> [GOAL OF THE EXERCISE] Search the data for the string "this" and extract every line where it appears.
■ ■ ■
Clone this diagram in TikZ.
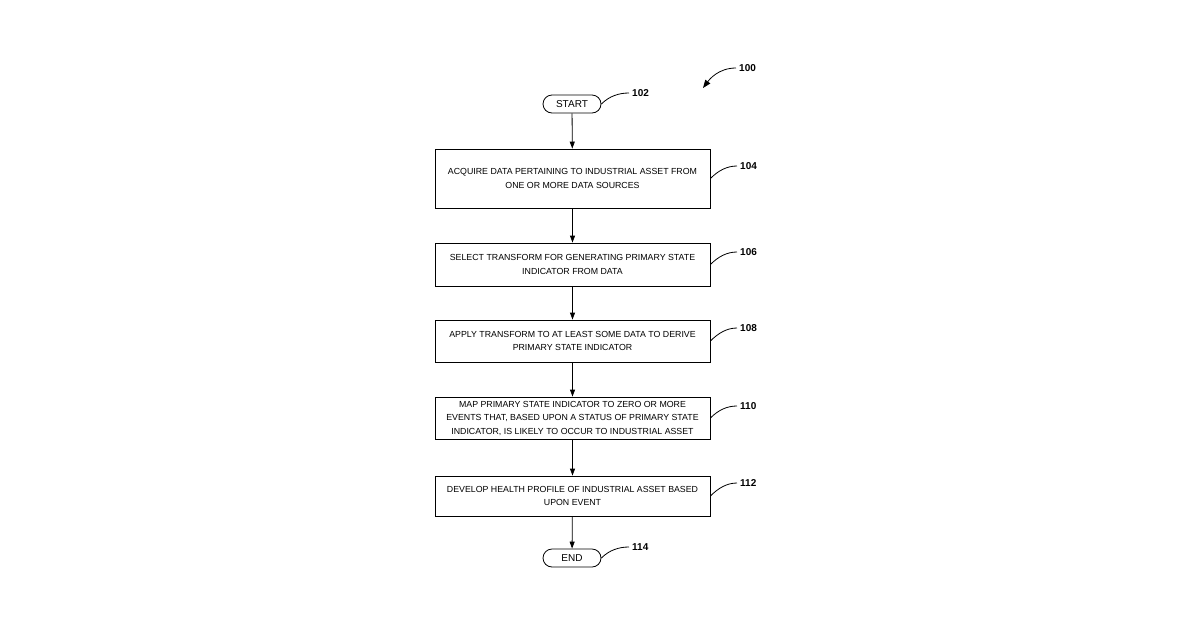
\documentclass[tikz,border=0pt]{standalone}
\usepackage{fontspec}
\setmainfont{Liberation Sans}
\usetikzlibrary{arrows.meta}
\begin{document}
\begin{tikzpicture}[x=1pt,y=-1pt,
  box/.style={draw,line width=0.8pt,minimum width=275pt,align=center,font=\fontsize{8.8}{13.5}\selectfont,inner sep=0pt},
  term/.style={draw,line width=0.8pt,rounded corners=9pt,minimum width=58pt,minimum height=18pt,font=\fontsize{10}{12}\selectfont,inner sep=0pt},
  lab/.style={font=\bfseries\fontsize{10}{12}\selectfont,inner sep=0pt},
  arr/.style={-{Triangle[length=7pt,width=5pt]},line width=0.8pt},
  lead/.style={line width=0.8pt}]
\useasboundingbox (0,0) rectangle (1200,630);
\node[term] (s) at (572,104) {START};
\node[box,minimum height=59pt] (b104) at (572.5,178.5) {ACQUIRE DATA PERTAINING TO INDUSTRIAL ASSET FROM\\ONE OR MORE DATA SOURCES};
\node[box,minimum height=43pt] (b106) at (572.5,264.5) {SELECT TRANSFORM FOR GENERATING PRIMARY STATE\\INDICATOR FROM DATA};
\node[box,minimum height=42pt] (b108) at (572.5,341) {APPLY TRANSFORM TO AT LEAST SOME DATA TO DERIVE\\PRIMARY STATE INDICATOR};
\node[box,minimum height=42pt] (b110) at (572.5,418) {MAP PRIMARY STATE INDICATOR TO ZERO OR MORE\\EVENTS THAT, BASED UPON A STATUS OF PRIMARY STATE\\INDICATOR, IS LIKELY TO OCCUR TO INDUSTRIAL ASSET};
\node[box,minimum height=40pt] (b112) at (572.5,496) {DEVELOP HEALTH PROFILE OF INDUSTRIAL ASSET BASED\\UPON EVENT};
\node[term] (e) at (572,558) {END};
\draw[arr] (s) -- (b104);
\draw[arr] (b104) -- (b106);
\draw[arr] (b106) -- (b108);
\draw[arr] (b108) -- (b110);
\draw[arr] (b110) -- (b112);
\draw[arr] (b112) -- (e);
\node[lab,anchor=west] (l100) at (739,68) {100};
\node[lab,anchor=west] (l102) at (632,93) {102};
\node[lab,anchor=west] (l104) at (740,166) {104};
\node[lab,anchor=west] (l106) at (740,252) {106};
\node[lab,anchor=west] (l108) at (740,328) {108};
\node[lab,anchor=west] (l110) at (740,406) {110};
\node[lab,anchor=west] (l112) at (740,483) {112};
\node[lab,anchor=west] (l114) at (632,547) {114};
\draw[lead] (s.east) .. controls +(8,-8) and +(-10,0) .. ([xshift=-3pt]l102.west);
\foreach \n in {104,106,108,110,112}{
  \draw[lead] (b\n.east) .. controls +(8,-8) and +(-10,0) .. ([xshift=-3pt]l\n.west);
}
\draw[lead] (e.east) .. controls +(8,-8) and +(-10,0) .. ([xshift=-3pt]l114.west);
\draw[line width=0.8pt,-{Triangle[length=8pt,width=6pt]}] ([xshift=-3pt]l100.west) .. controls +(-18,0) and +(6,-8) .. (703,88);
\end{tikzpicture}
\end{document}
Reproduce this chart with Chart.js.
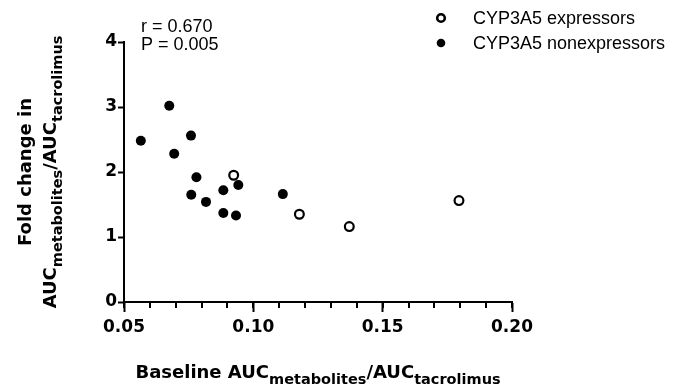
<!DOCTYPE html>
<html lang="en">
<head>
<meta charset="UTF-8">
<title>Fold change vs baseline AUC ratio</title>
<script src="https://cdn.jsdelivr.net/npm/chart.js"></script>
<style>
  html, body { margin: 0; padding: 0; background: #fff; }
  #wrap { width: 676px; height: 387px; }
</style>
</head>
<body>
<div id="wrap"><canvas id="chart" width="676" height="387"></canvas></div>
<script>
// values
const seriesLabels = ['CYP3A5 expressors', 'CYP3A5 nonexpressors'];
const expressorsX = [0.0924, 0.1178, 0.1371, 0.1795];
const expressorsY = [1.95, 1.35, 1.16, 1.56];
const nonexpressorsX = [0.0565, 0.0675, 0.0694, 0.0759, 0.0780, 0.0760, 0.0817, 0.0884, 0.0884, 0.0933, 0.0942, 0.1114];
const nonexpressorsY = [2.48, 3.02, 2.28, 2.56, 1.92, 1.65, 1.54, 1.72, 1.37, 1.33, 1.80, 1.66];
const xTicks = [0.05, 0.10, 0.15, 0.20];
const xMinorStep = 0.01;
const yTicks = [0, 1, 2, 3, 4];
const statsText = ['r = 0.670', 'P = 0.005'];
const xTitle = [['Baseline AUC', false], ['metabolites', true], ['/AUC', false], ['tacrolimus', true]];
const yTitle1 = 'Fold change in';
const yTitle2 = [['AUC', false], ['metabolites', true], ['/AUC', false], ['tacrolimus', true]];

const BOLD = "bold 18px 'DejaVu Sans'";
const BOLD_SUB = "bold 14.5px 'DejaVu Sans'";
const REG = "18px 'Liberation Sans', Arial, sans-serif";

function toPoints(xs, ys) {
    return xs.map((x, i) => ({ x: x, y: ys[i] }));
}

// text with subscripts, centred on x, baseline y
function drawRich(ctx, parts, cx, y) {
    let total = 0;
    parts.forEach(p => { ctx.font = p[1] ? BOLD_SUB : BOLD; total += ctx.measureText(p[0]).width; });
    let x = cx - total / 2;
    ctx.textAlign = 'left';
    ctx.textBaseline = 'alphabetic';
    parts.forEach(p => {
        ctx.font = p[1] ? BOLD_SUB : BOLD;
        ctx.fillText(p[0], x, p[1] ? y + 5.5 : y);
        x += ctx.measureText(p[0]).width;
    });
}

const decor = {
    id: 'decor',
    afterDraw(chart) {
        const ctx = chart.ctx;
        const xs = chart.scales.x;
        const area = chart.chartArea;
        ctx.save();
        ctx.fillStyle = '#000';
        ctx.strokeStyle = '#000';

        // minor ticks on x
        ctx.lineWidth = 2;
        const n = Math.round((xs.max - xs.min) / xMinorStep);
        for (let k = 0; k <= n; k++) {
            const px = Math.round(xs.getPixelForValue(xs.min + k * xMinorStep));
            ctx.beginPath();
            ctx.moveTo(px, area.bottom);
            ctx.lineTo(px, area.bottom + 6);
            ctx.stroke();
        }

        // stats
        ctx.font = REG;
        ctx.textAlign = 'left';
        ctx.textBaseline = 'alphabetic';
        ctx.fillText(statsText[0], 141, 31.5);
        ctx.fillText(statsText[1], 141, 50);

        // legend
        const rows = [18, 43];
        chart.data.datasets.forEach((ds, i) => {
            ctx.beginPath();
            if (ds.backgroundColor === '#fff') {
                ctx.lineWidth = 2.6;
                ctx.arc(441, rows[i], 3.8, 0, Math.PI * 2);
                ctx.stroke();
            } else {
                ctx.arc(441, rows[i], 4.3, 0, Math.PI * 2);
                ctx.fill();
            }
            ctx.font = REG;
            ctx.textBaseline = 'middle';
            ctx.fillText(ds.label, 473, rows[i] + 1);
        });

        // axis titles
        drawRich(ctx, xTitle, (area.left + area.right) / 2, 378);
        const cy = (area.top + area.bottom) / 2;
        ctx.save();
        ctx.translate(31, cy);
        ctx.rotate(-Math.PI / 2);
        ctx.font = BOLD;
        ctx.textAlign = 'center';
        ctx.textBaseline = 'alphabetic';
        ctx.fillText(yTitle1, 0, 0);
        ctx.restore();
        ctx.save();
        ctx.translate(56, cy);
        ctx.rotate(-Math.PI / 2);
        drawRich(ctx, yTitle2, 0, 0);
        ctx.restore();

        ctx.restore();
    }
};

const tickFont = { family: 'DejaVu Sans', weight: 'bold', size: 17 };

new Chart(document.getElementById('chart'), {
    type: 'scatter',
    data: {
        datasets: [
            {
                label: seriesLabels[0],
                data: toPoints(expressorsX, expressorsY),
                pointRadius: 4.4,
                borderWidth: 2.2,
                borderColor: '#000',
                backgroundColor: '#fff',
                order: 1
            },
            {
                label: seriesLabels[1],
                data: toPoints(nonexpressorsX, nonexpressorsY),
                pointRadius: 5,
                borderWidth: 0,
                borderColor: '#000',
                backgroundColor: '#000',
                order: 0
            }
        ]
    },
    options: {
        responsive: false,
        animation: false,
        devicePixelRatio: 1,
        layout: { padding: { left: 0, right: 164, top: 42, bottom: 0 } },
        plugins: {
            legend: { display: false },
            tooltip: { enabled: false }
        },
        scales: {
            x: {
                type: 'linear',
                min: 0.05,
                max: 0.20,
                afterBuildTicks: s => { s.ticks = xTicks.map(v => ({ value: v })); },
                afterFit: s => { s.height = 85; },
                grid: { drawOnChartArea: false, tickLength: 10, tickWidth: 2, tickColor: '#000' },
                border: { color: '#000', width: 2 },
                ticks: { color: '#000', font: tickFont, padding: 5, maxRotation: 0, autoSkip: false,
                         callback: v => v.toFixed(2) }
            },
            y: {
                min: 0,
                max: 4,
                afterBuildTicks: s => { s.ticks = yTicks.map(v => ({ value: v })); },
                afterFit: s => { s.width = 124; },
                grid: { drawOnChartArea: false, tickLength: 6, tickWidth: 2, tickColor: '#000' },
                border: { color: '#000', width: 2 },
                ticks: { color: '#000', font: tickFont, padding: 1, callback: v => String(v) }
            }
        }
    },
    plugins: [decor]
});
</script>
</body>
</html>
■ ■ ■
> [EXERCISE SOLUTION]
Clone this diagram in TikZ.
Reproduce this chart with Chart.js.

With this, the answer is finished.